Work to do: Copy the data that follows, character for character, minus the pictures.

Source data:
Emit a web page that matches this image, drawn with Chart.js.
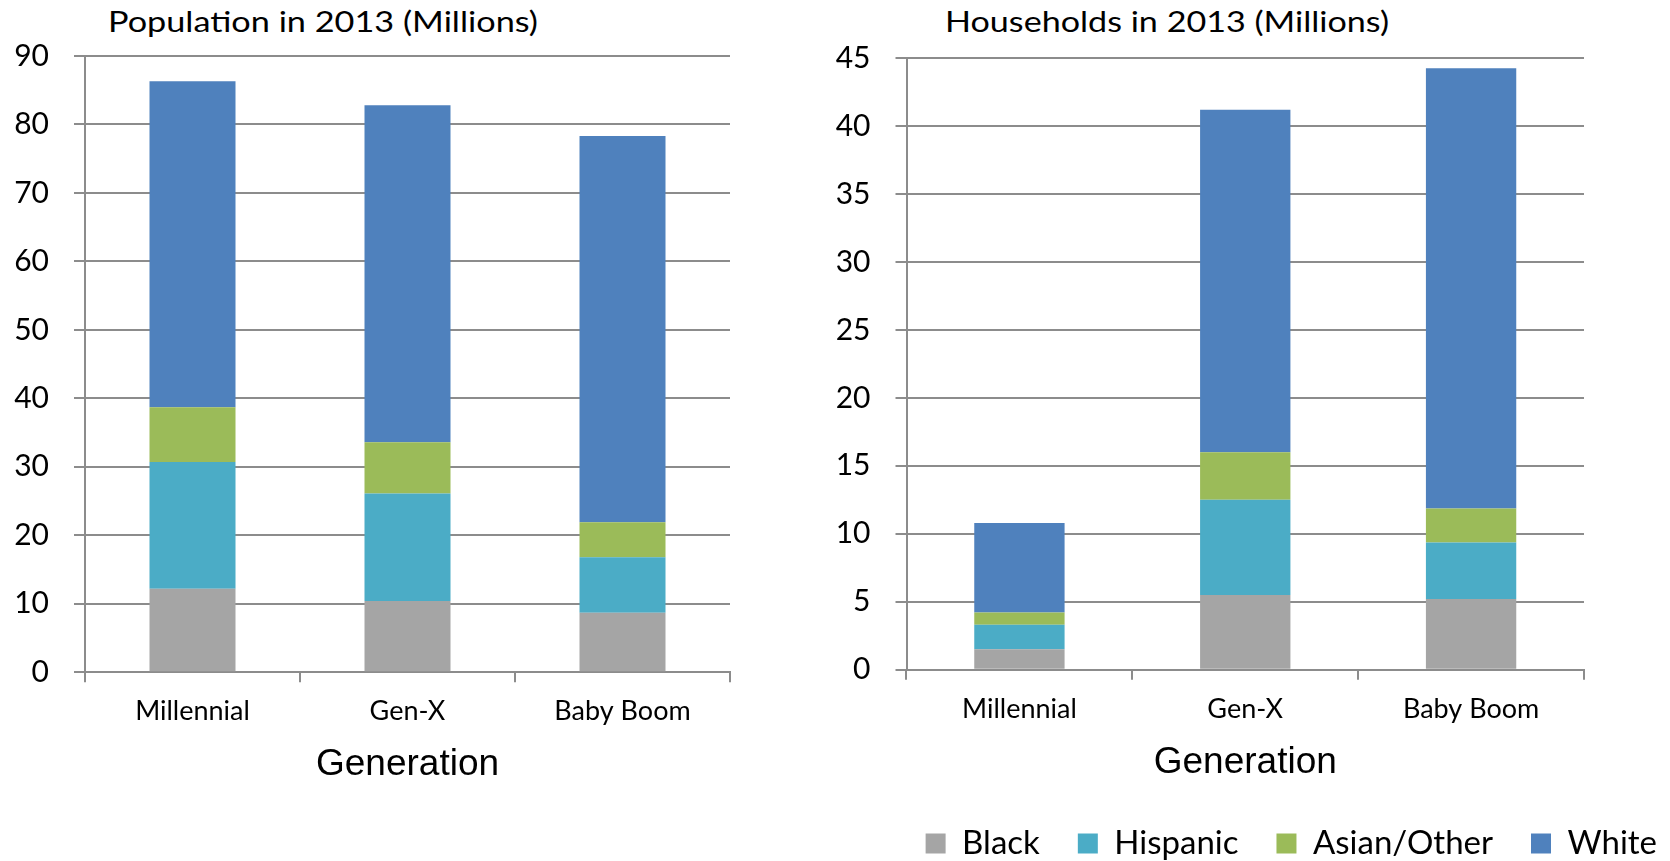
<!DOCTYPE html>
<html>
<head>
<meta charset="utf-8">
<script src="https://cdn.jsdelivr.net/npm/chart.js@4/dist/chart.umd.min.js"></script>
<style>
  html, body { margin: 0; padding: 0; background: #fff; }
  body { width: 1670px; height: 861px; overflow: hidden; position: relative; }
  .panel { position: absolute; top: 0; }
  #popPanel { left: 0; width: 770px; height: 861px; }
  #hhPanel { left: 800px; width: 895px; height: 870px; }
  .caption {
    position: absolute; white-space: nowrap; display: inline-block;
    font-family: Lato, "Open Sans", sans-serif; font-size: 28px; line-height: 1;
    color: #000; transform-origin: 0 0;
  }
  #popTitle { left: 108px; top: 7px; }
  #hhTitle { left: 945px; top: 7px; }
</style>
</head>
<body>
<div class="caption" id="popTitle">Population in 2013 (Millions)</div>
<div class="caption" id="hhTitle">Households in 2013 (Millions)</div>
<div class="panel" id="popPanel"><canvas id="popChart"></canvas></div>
<div class="panel" id="hhPanel"><canvas id="hhChart"></canvas></div>
<script>
// Generations on the category axis
const generations = ['Millennial', 'Gen-X', 'Baby Boom'];
const seriesNames = ['Black', 'Hispanic', 'Asian/Other', 'White'];

// Population in 2013, millions (stacked segments)
const popBlack    = [12.2, 10.4, 8.7];
const popHispanic = [18.5, 15.7, 8.1];
const popAsian    = [8.0, 7.5, 5.1];
const popWhite    = [47.6, 49.2, 56.4];

// Households in 2013, millions (stacked segments)
const hhBlack    = [1.5, 5.5, 5.2];
const hhHispanic = [1.8, 7.0, 4.15];
const hhAsian    = [0.9, 3.5, 2.5];
const hhWhite    = [6.6, 25.2, 32.4];

// Value-axis ticks
const popTicks = [0, 10, 20, 30, 40, 50, 60, 70, 80, 90];
const hhTicks  = [0, 5, 10, 15, 20, 25, 30, 35, 40, 45];

const seriesColors = ['#a5a5a5', '#4bacc6', '#9bbb59', '#4f81bd'];
const gridGray = '#8c8c8c';

function datasets(values) {
  return values.map((v, i) => ({
    label: seriesNames[i],
    data: v,
    backgroundColor: seriesColors[i],
    borderWidth: 0,
    barPercentage: 0.4,
    categoryPercentage: 1.0
  }));
}

function valueAxis(ticks, axisWidth) {
  return {
    type: 'linear',
    position: 'left',
    stacked: true,
    min: ticks[0],
    max: ticks[ticks.length - 1],
    afterBuildTicks: s => { s.ticks = ticks.map(v => ({ value: v })); },
    ticks: { color: '#000', padding: 25, font: { family: 'Lato', size: 30 } },
    grid: { color: gridGray, lineWidth: 2, tickLength: 11, drawTicks: true },
    border: { display: true, color: gridGray, width: 2 },
    afterFit: s => { s.width = axisWidth; }
  };
}

function categoryAxis(titleBottomPad) {
  return {
    type: 'category',
    stacked: true,
    grid: { display: true, drawOnChartArea: false, drawTicks: true, tickLength: 10, color: gridGray, lineWidth: 2, offset: true },
    border: { display: true, color: gridGray, width: 2 },
    ticks: { color: '#000', padding: 13, font: { family: 'Lato', size: 27 } },
    title: {
      display: true, text: 'Generation', color: '#000',
      font: { family: '"Liberation Sans", Arial, sans-serif', size: 37 },
      padding: { top: 2, bottom: titleBottomPad }
    }
  };
}

Chart.defaults.animation = false;

new Chart(document.getElementById('popChart'), {
  type: 'bar',
  data: { labels: generations, datasets: datasets([popBlack, popHispanic, popAsian, popWhite]) },
  options: {
    responsive: true, maintainAspectRatio: false, devicePixelRatio: 1,
    layout: { padding: { top: 56, right: 40, bottom: 74, left: 0 } },
    scales: { x: categoryAxis(0), y: valueAxis(popTicks, 85) },
    plugins: { legend: { display: false }, tooltip: { enabled: false } }
  }
});

new Chart(document.getElementById('hhChart'), {
  type: 'bar',
  data: { labels: generations, datasets: datasets([hhBlack, hhHispanic, hhAsian, hhWhite]) },
  options: {
    responsive: true, maintainAspectRatio: false, devicePixelRatio: 1,
    layout: { padding: { top: 58, right: 0, bottom: 0, left: 0 } },
    scales: {
      x: categoryAxis(4.5),
      y: valueAxis(hhTicks, 106.5),
      // empty right-hand margin so the legend can run past the plot's right edge
      margin: {
        type: 'linear', position: 'right', display: true,
        grid: { display: false, drawTicks: false },
        border: { display: false },
        ticks: { display: false },
        afterFit: s => { s.width = 111; }
      }
    },
    plugins: {
      legend: {
        display: true, position: 'bottom', align: 'end',
        labels: { color: '#000', boxWidth: 20, boxHeight: 20, padding: 38, font: { family: 'Lato', size: 33 } }
      },
      tooltip: { enabled: false }
    }
  }
});

// Stretch the panel captions to their set widths
function fitCaption(id, width) {
  const el = document.getElementById(id);
  const w = el.getBoundingClientRect().width;
  if (w > 0) el.style.transform = 'scaleX(' + (width / w) + ')';
}
fitCaption('popTitle', 430);
fitCaption('hhTitle', 444);
</script>
</body>
</html>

Expected answer:
Emit a web page that matches this image, drawn with Chart.js.
<!DOCTYPE html>
<html>
<head>
<meta charset="utf-8">
<script src="https://cdn.jsdelivr.net/npm/chart.js@4/dist/chart.umd.min.js"></script>
<style>
  html, body { margin: 0; padding: 0; background: #fff; }
  body { width: 1670px; height: 861px; overflow: hidden; position: relative; }
  .panel { position: absolute; top: 0; }
  #popPanel { left: 0; width: 770px; height: 861px; }
  #hhPanel { left: 800px; width: 895px; height: 870px; }
  .caption {
    position: absolute; white-space: nowrap; display: inline-block;
    font-family: Lato, "Open Sans", sans-serif; font-size: 28px; line-height: 1;
    color: #000; transform-origin: 0 0;
  }
  #popTitle { left: 108px; top: 7px; }
  #hhTitle { left: 945px; top: 7px; }
</style>
</head>
<body>
<div class="caption" id="popTitle">Population in 2013 (Millions)</div>
<div class="caption" id="hhTitle">Households in 2013 (Millions)</div>
<div class="panel" id="popPanel"><canvas id="popChart"></canvas></div>
<div class="panel" id="hhPanel"><canvas id="hhChart"></canvas></div>
<script>
// Generations on the category axis
const generations = ['Millennial', 'Gen-X', 'Baby Boom'];
const seriesNames = ['Black', 'Hispanic', 'Asian/Other', 'White'];

// Population in 2013, millions (stacked segments)
const popBlack    = [12.2, 10.4, 8.7];
const popHispanic = [18.5, 15.7, 8.1];
const popAsian    = [8.0, 7.5, 5.1];
const popWhite    = [47.6, 49.2, 56.4];

// Households in 2013, millions (stacked segments)
const hhBlack    = [1.5, 5.5, 5.2];
const hhHispanic = [1.8, 7.0, 4.15];
const hhAsian    = [0.9, 3.5, 2.5];
const hhWhite    = [6.6, 25.2, 32.4];

// Value-axis ticks
const popTicks = [0, 10, 20, 30, 40, 50, 60, 70, 80, 90];
const hhTicks  = [0, 5, 10, 15, 20, 25, 30, 35, 40, 45];

const seriesColors = ['#a5a5a5', '#4bacc6', '#9bbb59', '#4f81bd'];
const gridGray = '#8c8c8c';

function datasets(values) {
  return values.map((v, i) => ({
    label: seriesNames[i],
    data: v,
    backgroundColor: seriesColors[i],
    borderWidth: 0,
    barPercentage: 0.4,
    categoryPercentage: 1.0
  }));
}

function valueAxis(ticks, axisWidth) {
  return {
    type: 'linear',
    position: 'left',
    stacked: true,
    min: ticks[0],
    max: ticks[ticks.length - 1],
    afterBuildTicks: s => { s.ticks = ticks.map(v => ({ value: v })); },
    ticks: { color: '#000', padding: 25, font: { family: 'Lato', size: 30 } },
    grid: { color: gridGray, lineWidth: 2, tickLength: 11, drawTicks: true },
    border: { display: true, color: gridGray, width: 2 },
    afterFit: s => { s.width = axisWidth; }
  };
}

function categoryAxis(titleBottomPad) {
  return {
    type: 'category',
    stacked: true,
    grid: { display: true, drawOnChartArea: false, drawTicks: true, tickLength: 10, color: gridGray, lineWidth: 2, offset: true },
    border: { display: true, color: gridGray, width: 2 },
    ticks: { color: '#000', padding: 13, font: { family: 'Lato', size: 27 } },
    title: {
      display: true, text: 'Generation', color: '#000',
      font: { family: '"Liberation Sans", Arial, sans-serif', size: 37 },
      padding: { top: 2, bottom: titleBottomPad }
    }
  };
}

Chart.defaults.animation = false;

new Chart(document.getElementById('popChart'), {
  type: 'bar',
  data: { labels: generations, datasets: datasets([popBlack, popHispanic, popAsian, popWhite]) },
  options: {
    responsive: true, maintainAspectRatio: false, devicePixelRatio: 1,
    layout: { padding: { top: 56, right: 40, bottom: 74, left: 0 } },
    scales: { x: categoryAxis(0), y: valueAxis(popTicks, 85) },
    plugins: { legend: { display: false }, tooltip: { enabled: false } }
  }
});

new Chart(document.getElementById('hhChart'), {
  type: 'bar',
  data: { labels: generations, datasets: datasets([hhBlack, hhHispanic, hhAsian, hhWhite]) },
  options: {
    responsive: true, maintainAspectRatio: false, devicePixelRatio: 1,
    layout: { padding: { top: 58, right: 0, bottom: 0, left: 0 } },
    scales: {
      x: categoryAxis(4.5),
      y: valueAxis(hhTicks, 106.5),
      // empty right-hand margin so the legend can run past the plot's right edge
      margin: {
        type: 'linear', position: 'right', display: true,
        grid: { display: false, drawTicks: false },
        border: { display: false },
        ticks: { display: false },
        afterFit: s => { s.width = 111; }
      }
    },
    plugins: {
      legend: {
        display: true, position: 'bottom', align: 'end',
        labels: { color: '#000', boxWidth: 20, boxHeight: 20, padding: 38, font: { family: 'Lato', size: 33 } }
      },
      tooltip: { enabled: false }
    }
  }
});

// Stretch the panel captions to their set widths
function fitCaption(id, width) {
  const el = document.getElementById(id);
  const w = el.getBoundingClientRect().width;
  if (w > 0) el.style.transform = 'scaleX(' + (width / w) + ')';
}
fitCaption('popTitle', 430);
fitCaption('hhTitle', 444);
</script>
</body>
</html>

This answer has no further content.